Business formations grew by over 40% in 2020. People are looking for ways to supplement income and leave jobs they don’t like.
One of the easiest businesses to start is a dropshipping business. As with any business, there are legal and tax issues that you have to learn about.
You need a guide to dropshipping accounting to help you understand all of the tax issues that you face. Read on as we go over the top accounting issues to know when you start a dropshipping business.
1. Legal Entity and Taxes
When you first start your business, you’ll likely start it as a sole proprietor or single-member LLC. You’ll file your business taxes as an individual and pay self-employment taxes, which amount to 15.3% of your profit.
You could be an LLC and choose to file taxes as an S-Corp. With this structure, you may be able to lower your tax liability by taking a salary and cash distribution. That usually makes sense when your revenue hits a certain level.
Always get advice from a tax professional before you make any decisions about the legal entity of your dropshipping business.
2. Sales Taxes
Do you think you don’t have to collect sales taxes because you’re an internet company? That’s not necessarily true.
To understand sales tax laws, you need to know what a nexus is. Nexus is the relationship that a seller has to a state.
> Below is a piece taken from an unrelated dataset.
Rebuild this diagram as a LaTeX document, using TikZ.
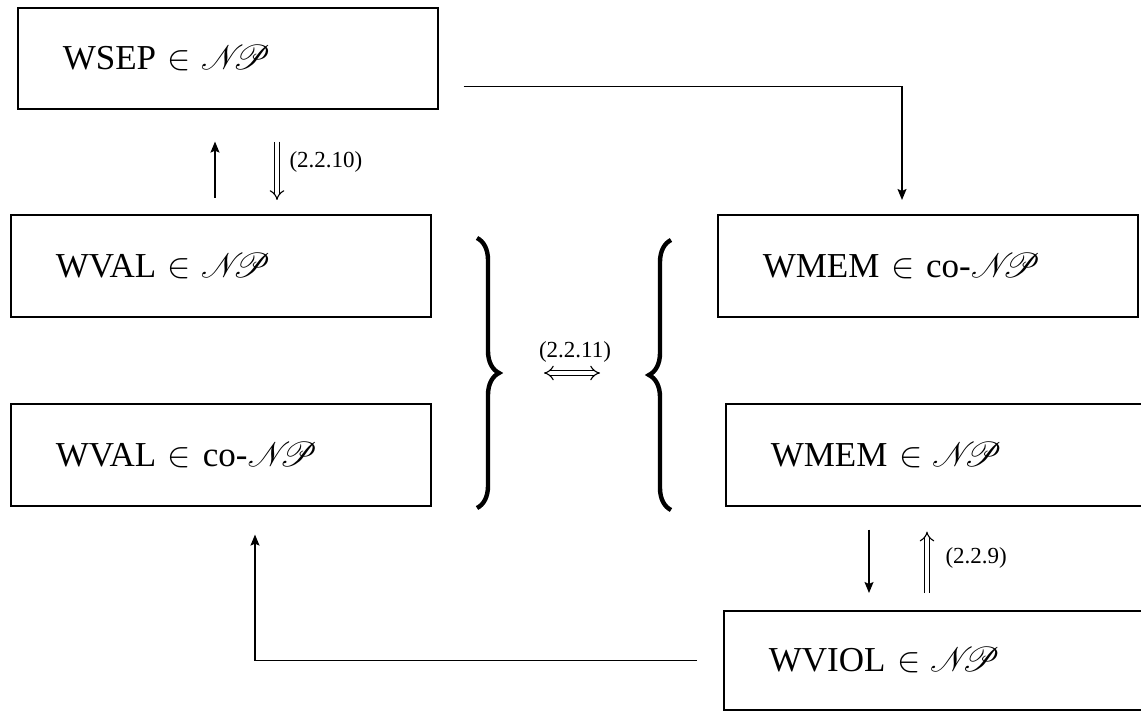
\RequirePackage{fix-cm}
\documentclass[tikz,border=0pt]{standalone}
\usepackage{fontspec}
\setmainfont{Liberation Serif}
\usepackage{mathrsfs}
\usetikzlibrary{arrows.meta,positioning,calc,decorations.pathreplacing}
\newcommand{\NPcls}{\mathscr{N}\mkern-6mu\mathscr{P}}
\tikzset{
	cbox/.style={draw=black, line width=0.8pt, anchor=north west,
		inner xsep=22.5pt, inner ysep=0pt, align=left,
		font=\fontsize{17.5}{21}\selectfont},
	carr/.style={-{Stealth[length=5.5pt,width=4.5pt,inset=1pt]}, line width=0.7pt},
	cimp/.style={double, double distance=2pt, line width=0.55pt, -Implies},
	clbl/.style={font=\fontsize{11.5}{13}\selectfont, inner sep=2pt},
	cbrace/.style={decorate, decoration={brace, amplitude=11pt, aspect=0.5},
		line width=2.2pt},
}

\begin{document}
\begin{tikzpicture}[x=0.5pt, y=-0.5pt]
	\useasboundingbox (0,0) rectangle (1141,711);
	\fill[white] (0,0) rectangle (1141,711);
	\clip (0,0) rectangle (1141,711);
	% boxes
	\node[cbox, text width=165pt, minimum height=50.5pt] (sep) at (17,7) {WSEP $\in\NPcls$};
	\node[cbox, text width=165pt, minimum height=51pt] (valnp) at (10,214) {WVAL $\in\NPcls$};
	\node[cbox, text width=165pt, minimum height=51pt] (valco) at (10,403) {WVAL $\in$ co-$\NPcls$};
	\node[cbox, text width=165pt, minimum height=51pt] (memco) at (717,214) {WMEM $\in$ co-$\NPcls$};
	\node[cbox, text width=172pt, minimum height=51pt] (memnp) at (725,403) {WMEM $\in\NPcls$};
	\node[cbox, text width=173pt, minimum height=49.5pt] (viol) at (723,610) {WVIOL $\in\NPcls$};
	% braces
	\draw[cbrace] (477,238) -- (477,508);
	\draw[cbrace] (671,510) -- (671,240);
	\coordinate (rtip) at (500,373);
	\coordinate (ltip) at (650,373);
	% connectors
	\draw[carr, shorten <=8pt, shorten >=16pt] ($(valnp.north west)+(205,0)$) -- ($(sep.south west)+(198,0)$);
	\draw[cimp, shorten <=16pt, shorten >=7pt] ($(sep.south west)+(260,0)$) -- ($(valnp.north west)+(267,0)$)
		node[clbl, midway, right=4pt] {(2.2.10)};
	\draw[carr, shorten >=7pt] ($(sep.south east)+(25,-23)$) -| ($(memco.north west)+(185,0)$);
	\draw[cimp, Implies-Implies, shorten <=22pt, shorten >=25pt] (rtip) -- (ltip)
		node[clbl, midway, above=3pt] {(2.2.11)};
	\draw[carr, shorten <=11.5pt, shorten >=8.5pt] ($(memnp.south west)+(144,0)$) -- ($(viol.north west)+(146,0)$);
	\draw[cimp, shorten <=8.5pt, shorten >=12.5pt] ($(viol.north west)+(204,0)$) -- ($(memnp.south west)+(202,0)$)
		node[clbl, midway, right=7pt] {(2.2.9)};
	\draw[carr, shorten >=14pt] ($(viol.west)+(-26,0)$) -| ($(valco.south west)+(245,0)$);
\end{tikzpicture}
\end{document}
For instance, if you operate your business out of Washington State, you have sales tax nexus there.
You are required to collect and pay sales taxes on sales made within Washington.
Most state laws require you to collect sales taxes if your sales exceed a certain threshold, such as $100,000 in sales or more than 200 transactions.
You could have more than 200 transactions to customers in New Jersey as well as customers in Washington. You’d have to collect and pay sales taxes in both states.
This is the most important aspect of dropshipping accounting. Any mistakes could cost you fines and penalties.
3. Payroll Taxes
Eventually, you’re going to grow and have employees. You not only have to earn enough to pay salaries, but you need to pay payroll taxes as well.
Remember that 15.3% that you have to pay as a self-employed person? That’s for FICA programs like Social Security and Medicare.
Every employer has to withhold 7.65% of every employee’s check and send that money to the IRS. Employers are responsible for paying 7.65% as well, which brings the total to 15.3%.
You may have to pay state payroll taxes as well.
A Guide to Dropshipping Accounting
This guide to dropshipping shows you that there’s a lot more to running a business than you think. You need to understand which taxes you have to pay.
You can’t claim ignorance and hope that you can get out of paying fines. The best thing to do is to hire a knowledgeable CPA who understands what a dropshipping business does.